Oh yeah, I harvested the rest of the onions - should have done it sooner - I lost four of them to rot.  There is enough for relish and salsa, but not enough for anything else.  Obviously, I must plant more onions next year.  And since Dan can't eat the red ones, I need to find a good yellow storage onion for that. 

Harvest!

Due to the possibility of frost (which ultimately didn't happen), I harvested the remaining corn from my little stand (that would be what remained after the depredations of the rabbits, deer, birds, etc) yesterday.  Last night, the Princess shucked about a 100 ears, of which 90 were usable.  I blanched them, threw them in a cooler full of ice water, scraped the corn from the cobs, and froze ten bags of corn (about 3 packed cups per bag).  Then I tossed the shucks in the composter, and put the cobs out for the chickens to clean up.  Considering that I had to plant that corn twice, weed it repeatedly, (only had to water it three times though) and put up my "make-do" fencing - which only worked 'til the corn was actually ripe - I may have burned more calories than I would ingest by eating the corn.  In defense of the expenditure of time, energy and aggravation, it was mighty good sweet corn, and I definitely liked the red, even though the cobs were smaller than the yellow.  The red corn stayed red when microwaved for eating on the cob, but it turned a weird shade of purple/blue when blanched in boiling water on the stove - although the part of the kernel that attaches to the cob stayed red, and made the corn look like it was bleeding when it was scraped.  I thought it was freaky. 
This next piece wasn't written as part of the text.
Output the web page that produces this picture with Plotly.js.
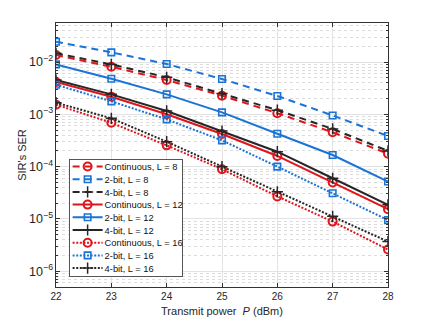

Next year I would plant the corn closer together (no skipping rows).  I would NOT plant Big Doris pumpkins or beans or anything else in the same patch.  (This year I planted those in the skipped rows - the bunnies at the beans, and the pumpkins went haywire and tried to take over the world.  What I am going to do with all those gigantic pumpkins, I do not know.  Next year, we will have little pie pumpkins, in their own little patch away from the corn.  And the beans will have to be in the hoophouse, or be MUCH better fenced.  If I get any beans at all, it will be the ones I planted late in the hoophouse that are just now blooming.

I finally do have some tomatoes.  We've eaten the four that actually ripened.  All the rest are still green.  I think I will have to go to the Farmers' market this week and buy some in order to have any for salsa.  Also, I think I will not be able to can any chutneys this year due to my lack of maters.  Annoying, especially since i have the apples for the tomato-apple chutney, and the curried apple chutney...

In fact, I have ten grocery bags of apples from our trees sitting in my kitchen, waiting to be turned into apple fritters (breakfast tomorrow) and applesauce (tomorrow's canning) and dehydrated apples (the next couple days).  And the pears are just beginning to ripen.  I hope they wait til I'm done with the apples.  The apple trees aren't even half picked yet, either.  This may be the year of the apple...

I have two more batches of sweet relish to can with the remaining cukes tomorrow, too.  I am sick of the cukes.  If I can enough this year to last for two years, then I will only plant enough cukes to make fridge pickles and one cuke salad a week next year.

The peppers are only just now beginning to ripen.  There should be enough for salsa if I can get the maters.